Seismic inversion using fine grain parallel computers
, by Peter Mora

Seismic recordings depend on the seismic source, the properties of the Earth, the
location of the seismic receiver stations, and the physics of seismic wave propagation.
It has always been a dream in seismology to predict the Earth properties directly
from the seismograms using our knowledge of how seismic waves are affected by the
rocks. Thanks to theorectical developments and advances in computer technology, this
dream is on the verge of being realized. The Earth properties can be estimated using a
least squares conjugate gradient algorithm to solve for the Earth model which predicts
seismograms that best match the observed data.
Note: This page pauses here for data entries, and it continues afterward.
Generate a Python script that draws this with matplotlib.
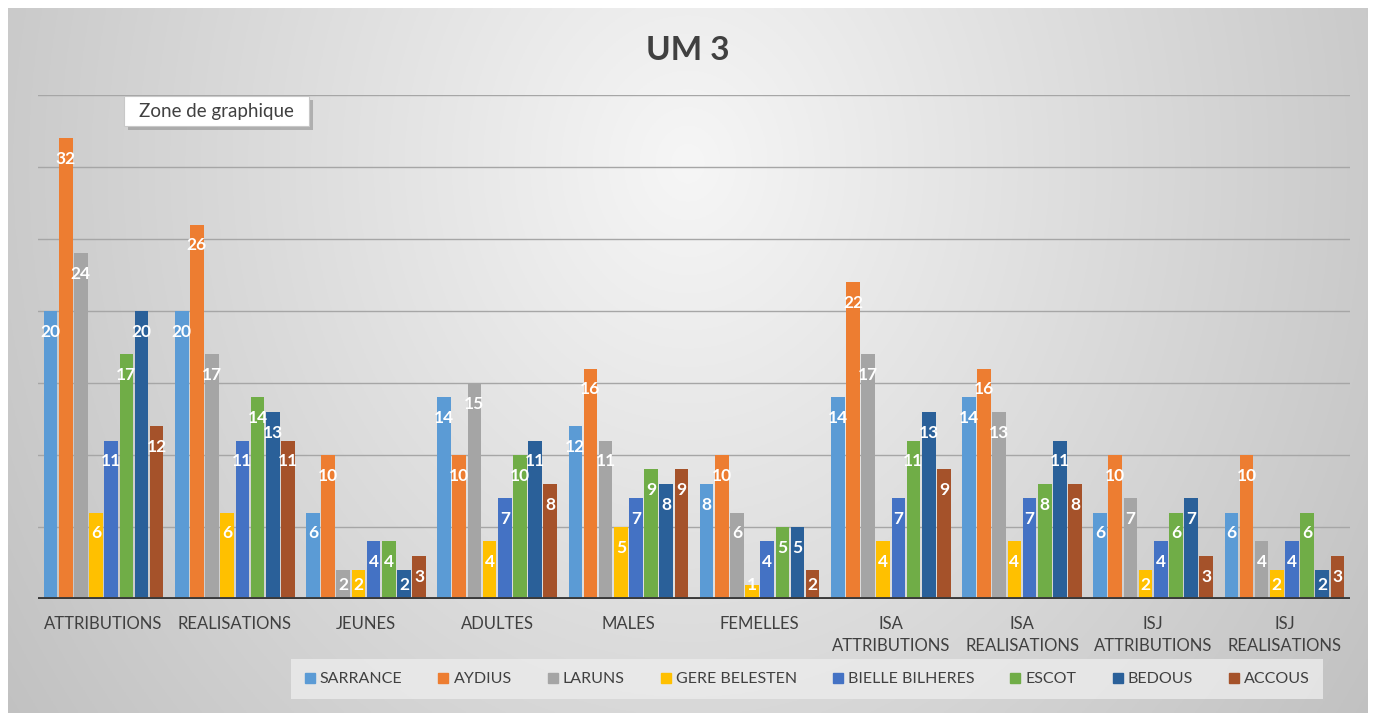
import numpy as np
import matplotlib
matplotlib.use("Agg")
import matplotlib.pyplot as plt
from matplotlib.lines import Line2D
from matplotlib.patches import Rectangle

plt.rcParams['font.family'] = ['Lato', 'DejaVu Sans']

categories = ["ATTRIBUTIONS", "REALISATIONS", "JEUNES", "ADULTES", "MALES",
              "FEMELLES", "ISA\nATTRIBUTIONS", "ISA\nREALISATIONS",
              "ISJ\nATTRIBUTIONS", "ISJ\nREALISATIONS"]
series_names = ["SARRANCE", "AYDIUS", "LARUNS", "GERE BELESTEN",
                "BIELLE BILHERES", "ESCOT", "BEDOUS", "ACCOUS"]
sarrance = [20, 20, 6, 14, 12, 8, 14, 14, 6, 6]
aydius = [32, 26, 10, 10, 16, 10, 22, 16, 10, 10]
laruns = [24, 17, 2, 15, 11, 6, 17, 13, 7, 4]
gere_belesten = [6, 6, 2, 4, 5, 1, 4, 4, 2, 2]
bielle_bilheres = [11, 11, 4, 7, 7, 4, 7, 7, 4, 4]
escot = [17, 14, 4, 10, 9, 5, 11, 8, 6, 6]
bedous = [20, 13, 2, 11, 8, 5, 13, 11, 7, 2]
accous = [12, 11, 3, 8, 9, 2, 9, 8, 3, 3]
series_values = [sarrance, aydius, laruns, gere_belesten, bielle_bilheres,
                 escot, bedous, accous]
colors = ["#5B9BD5", "#ED7D31", "#A5A5A5", "#FFC000", "#4472C4",
          "#70AD47", "#2A6099", "#A5522A"]

W, H = 1375, 715
fig = plt.figure(figsize=(W / 100, H / 100), dpi=100)
fig.patch.set_facecolor("white")

# background gradient (chart area)
bg = fig.add_axes([8 / W, 1 - 713 / H, (1368 - 8) / W, (713 - 8) / H], zorder=-5)
yy, xx = np.mgrid[0:1:300j, 0:1:600j]
dx = (xx - 0.5) / 0.5
dy = (yy - 0.22) / 0.8
r = np.sqrt(dx ** 2 + 0.5 * dy ** 2)
v = np.clip(0.965 - 0.17 * r, 0, 1)
bg.imshow(np.dstack([v, v, v]), aspect="auto", extent=[0, 1, 1, 0])
bg.set_axis_off()

ax = fig.add_axes([38 / W, 1 - 599 / H, (1350 - 38) / W, (599 - 95) / H])
ax.patch.set_alpha(0)
x = np.arange(len(categories))
n = len(series_names)
slot = 0.1155
bw = slot * 0.9
for i, (name, vals, c) in enumerate(zip(series_names, series_values, colors)):
    pos = x + (i - (n - 1) / 2) * slot
    ax.bar(pos, vals, width=bw, color=c, zorder=3)
    for px, val in zip(pos, vals):
        ly = max(val - 1.45, 0.95)
        ax.text(px, ly, str(val), ha="center", va="center", color="white",
                fontsize=12.5, fontweight="bold", zorder=4)

ax.set_ylim(0, 35)
ax.set_xlim(-0.5, len(categories) - 0.5)
ax.set_yticks(np.arange(5, 36, 5))
ax.yaxis.grid(True, color="#a6a6a6", lw=1, zorder=0)
ax.tick_params(axis="y", left=False, labelleft=False)
ax.axhline(0, color="#3a3a3a", lw=2.8, zorder=5)
ax.set_xticks(x)
ax.set_xticklabels(categories, fontsize=12, color="#404040", linespacing=1.5)
ax.tick_params(axis="x", length=0, pad=12)
for s in ax.spines.values():
    s.set_visible(False)

fig.text(688 / W, 1 - 50 / H, "UM 3", ha="center", va="center",
         fontsize=24, fontweight="bold", color="#404040")

# tooltip
fig.patches.append(Rectangle((128 / W, 1 - 130 / H), 185 / W, 30 / H,
                             transform=fig.transFigure, fc="#8a8a8a", ec="none",
                             alpha=0.55, zorder=8))
fig.patches.append(Rectangle((124 / W, 1 - 126 / H), 185 / W, 30 / H,
                             transform=fig.transFigure, fc="white", ec="#c8c8c8",
                             lw=0.8, zorder=9))
fig.text(216 / W, 1 - 111 / H, "Zone de graphique", ha="center", va="center",
         fontsize=13.5, color="#404040", zorder=10)

handles = [Line2D([0], [0], marker="s", linestyle="none", markersize=7,
                  markerfacecolor=c, markeredgecolor=c) for c in colors]
leg = fig.legend(handles, series_names, loc="center", ncol=8,
                 bbox_to_anchor=(807 / W, 1 - 679 / H), frameon=True,
                 fontsize=11.5, handlelength=0.7, handletextpad=0.3,
                 columnspacing=2.2, borderpad=0.5)
leg.get_frame().set_facecolor("#ececec")
leg.get_frame().set_edgecolor("none")
leg.get_frame().set_alpha(0.8)
leg.get_frame().set_boxstyle("square")
for t in leg.get_texts():
    t.set_color("#404040")

fig.savefig("out.png", dpi=100)
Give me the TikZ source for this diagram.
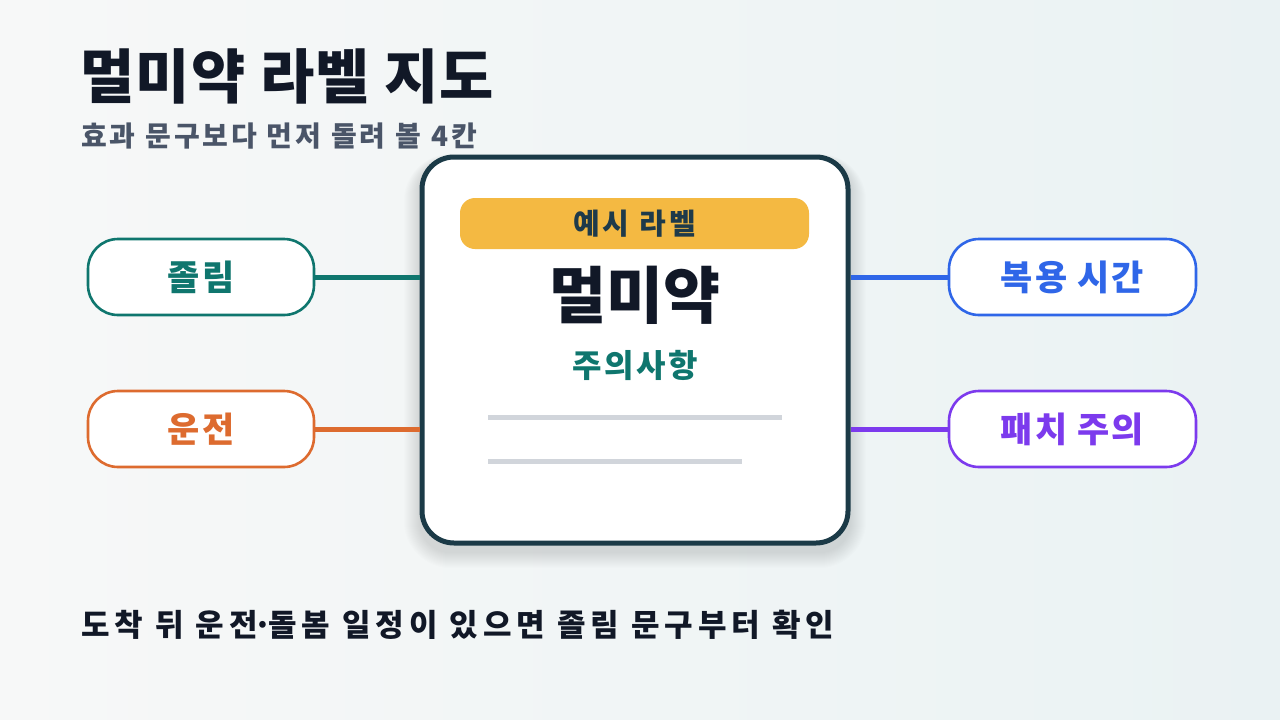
\documentclass[tikz,border=0pt]{standalone}
\usepackage{fontspec}
\setmainfont{Noto Sans CJK KR}
\definecolor{bgA}{HTML}{F7F8F8}
\definecolor{bgB}{HTML}{EAF2F3}
\definecolor{ink}{HTML}{111827}
\definecolor{sub}{HTML}{4A5568}
\definecolor{cardline}{HTML}{1B3A47}
\definecolor{badge}{HTML}{F4B942}
\definecolor{badgetext}{HTML}{1E3A4A}
\definecolor{teal}{HTML}{0F766E}
\definecolor{orng}{HTML}{DD6B2F}
\definecolor{blu}{HTML}{2F66E8}
\definecolor{purp}{HTML}{7C3AED}
\definecolor{rule}{HTML}{D1D5DB}
\definecolor{shadowc}{HTML}{4B5D6B}
\newcommand{\ksize}[2]{\fontsize{#1}{#1}\selectfont\bfseries\addfontfeatures{LetterSpace=#2}}
\newcommand{\kdot}{\kern-0.14em·\kern-0.14em}
\newcommand{\wsp}{\hspace{10pt}}
\tikzset{
  tag/.style={draw=#1, line width=2.6pt, fill=white, rounded corners=30pt,
    minimum height=76pt, inner sep=0pt, text=#1,
    font=\ksize{35}{6}},
  link/.style={draw=#1, line width=5pt},
  txt/.style={inner sep=0pt, anchor=base west}
}
\begin{document}
\begin{tikzpicture}[x=1pt,y=-1pt]
\shade[left color=bgA, right color=bgB] (0,0) rectangle (1280,720);
\useasboundingbox (0,0) rectangle (1280,720);

\node[txt, text=ink, font=\ksize{59}{2}] (title) at (80,98) {멀미약 라벨 지도};
\node[txt, text=sub, font=\ksize{28}{10}] (subtitle) at (81,146) {효과\wsp 문구보다\wsp 먼저\wsp 돌려\wsp 볼\wsp 4칸};

% soft shadow under the card
\foreach \i in {0,...,15}{
  \fill[shadowc, opacity=0.011, rounded corners={32pt+\i pt}]
    ({635-216-\i},{350-190-0.4*\i}) rectangle ({635+216+\i},{350+203+\i});
}

\node[draw=cardline, line width=5pt, fill=white, rounded corners=32pt,
  minimum width=426pt, minimum height=386pt, inner sep=0pt]
  (card) at (635,350) {};

\node[fill=badge, rounded corners=15pt, minimum width=349pt, minimum height=51pt, inner sep=0pt,
  text=badgetext, font=\ksize{29}{11}] (badge) at (634.5,223.5) {예시 라벨};
\node[text=ink, font=\ksize{62}{0}, inner sep=0pt] (drug) at (635,295) {멀미약};
\node[text=teal, font=\ksize{32}{8}, inner sep=0pt] (warn) at (635,365) {주의사항};

\coordinate (r1a) at (488,417);
\coordinate (r1b) at (782,417);
\coordinate (r2a) at (488,461);
\coordinate (r2b) at (742,461);
\draw[rule, line width=5pt] (r1a) -- (r1b);
\draw[rule, line width=5pt] (r2a) -- (r2b);

\node[tag=teal, minimum width=226pt] (sleep) at (201,277) {졸림};
\node[tag=orng, minimum width=226pt] (drive) at (201,429) {운전};
\node[tag=blu, minimum width=247pt] (time) at (1072.5,277) {복용 시간};
\node[tag=purp, minimum width=247pt] (patch) at (1072.5,429) {패치 주의};

\draw[link=teal] (sleep.east) -- (card.west |- sleep.east);
\draw[link=orng] (drive.east) -- (card.west |- drive.east);
\draw[link=blu] (card.east |- time.west) -- (time.west);
\draw[link=purp] (card.east |- patch.west) -- (patch.west);

\node[txt, text=ink, font=\ksize{31}{16}] (note) at (81,636) {도착 뒤 운전\kdot 돌봄 일정이 있으면 졸림 문구부터 확인};
\end{tikzpicture}
\end{document}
A new theory puts the gradient
direction required by this alogorithm in terms of wave simulations. In the past, wave
simulations in realistic Earth models were too CPU intensive for this formulation to be
practical but this no longer appears to be the case. A well understood method to do
wave simulations in media of arbitrary complexity is by directly solving the discretized
wave equation using the method of finite differences. The Earth i sparametrized as a
grid with each node of the grid associated with the elastic properties governing seismic
wave propagation. Finite differences are used at each node to propagate the seismic
waves from one instant of time to the next. At any instant of time, the calculations
at a given node are independent from the calculations at other nodes. Therefore, the
calculations at an instant of time can be done at all nodes simultaneously. Hence,
the method is ideally suited to fine grain parallel computer architectures such as that
of the "Connection Machine". Results suggest that by using such fine grain parallel
computers, realistic sized inverse problems can be solved for the first time!